Feature proposal: batch_size arg for the download function

kvrban commented 1 year ago

To further reduce the overfitting, it might also be useful to divide single records of pairs from a exchange into batches. So that the agent gets to see random time segments from a dataset in each episode when using MultiDatasetTradingEnv

The goal would be to reduce the probability that the agent simply learns the long-term price trend by heart. by this, he only sees random sections of the data set.
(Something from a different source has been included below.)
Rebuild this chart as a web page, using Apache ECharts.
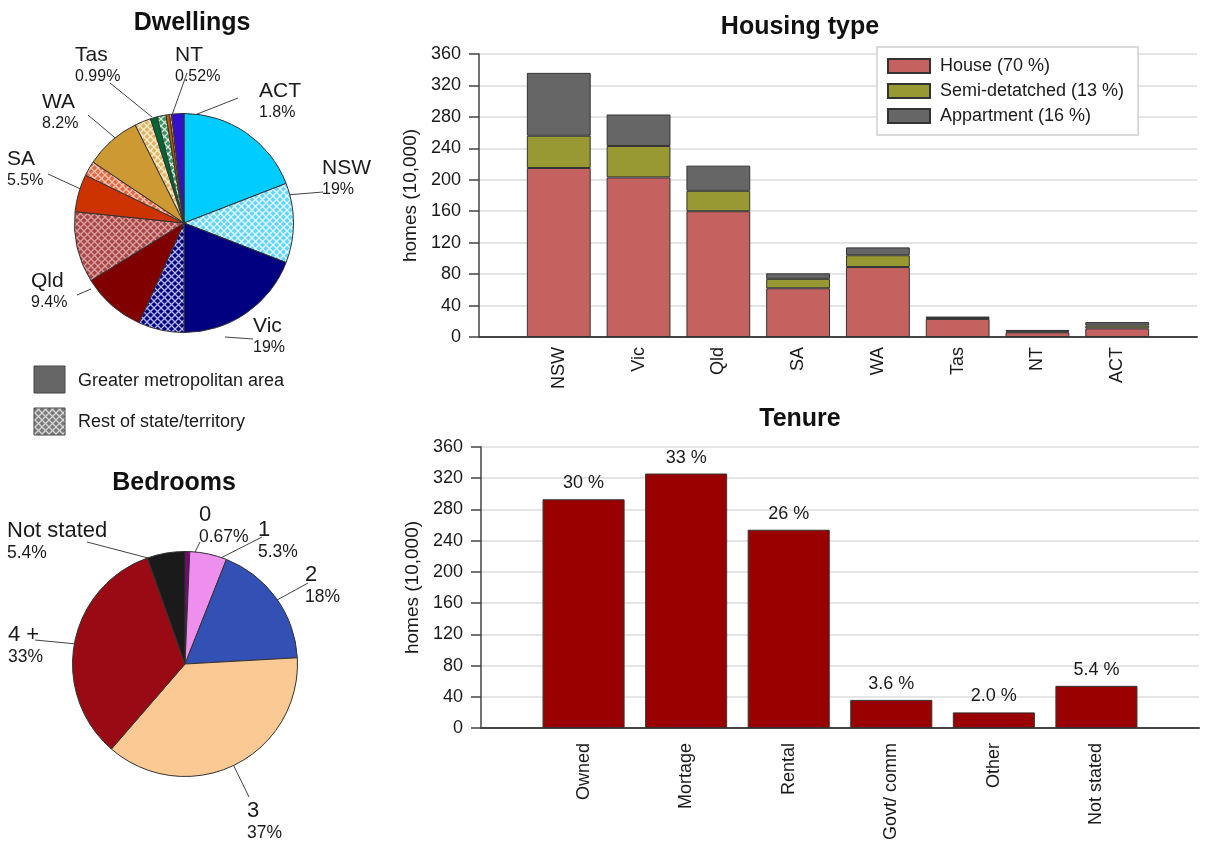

Does the thought process make sense? If yes, I would finish a PR to extend the download function with an optional argument "batch_size".

Something like this:

async def _download_symbol(exchange, symbol, timeframe='5m', since=int(datetime.datetime(year=2020, month=1, day=1).timestamp() * 1E3), until=int(datetime.datetime.now().timestamp() * 1E3), limit=1000, pause_every=10, pause=1, batch_size=None):
    timedelta = int(pd.Timedelta(timeframe).to_timedelta64() / 1E6)
    tasks = []
    results = []
    batch_num = 1
    for step_since in range(since, until, limit * timedelta):
        tasks.append(
            asyncio.create_task(_ohlcv(exchange, symbol, timeframe, limit, step_since, timedelta))
        )
        if len(tasks) >= pause_every:
            results.extend(await asyncio.gather(*tasks))
            await asyncio.sleep(pause)
            tasks = []
            if batch_size is not None and batch_num % batch_size == 0:
                final_df = pd.concat(results, ignore_index=True)
                final_df = final_df.loc[(since < final_df["timestamp_open"]) & (final_df["timestamp_open"] < until), :]
                del final_df["timestamp_open"]
                final_df.set_index('date_open', drop=True, inplace=True)
                final_df.sort_index(inplace=True)
                final_df.dropna(inplace=True)
                final_df.drop_duplicates(inplace=True)
                save_file = f"{dir}/{exchange.id}-{symbol.replace('/', '')}-{timeframe}-batch{batch_num}.pkl"
                final_df.to_pickle(save_file)
                print(f"{symbol} downloaded from {exchange.id} and stored at {save_file}")
                results = []
                batch_num += 1
    if len(tasks) > 0:
        results.extend(await asyncio.gather(*tasks))
    if len(results) > 0:
        final_df = pd.concat(results, ignore_index=True)
        final_df = final_df.loc[(since < final_df["timestamp_open"]) & (final_df["timestamp_open"] < until), :]
        del final_df["timestamp_open"]
        final_df.set_index('date_open', drop=True, inplace=True)
        final_df.sort_index(inplace=True)
        final_df.dropna(inplace=True)
        final_df.drop_duplicates(inplace=True)
        save_file = f"{dir}/{exchange.id}-{symbol.replace('/', '')}-{timeframe}-batch{batch_num}.pkl"
        final_df.to_pickle(save_file)
        print(f"{symbol} downloaded from {exchange.id} and stored at {save_file}")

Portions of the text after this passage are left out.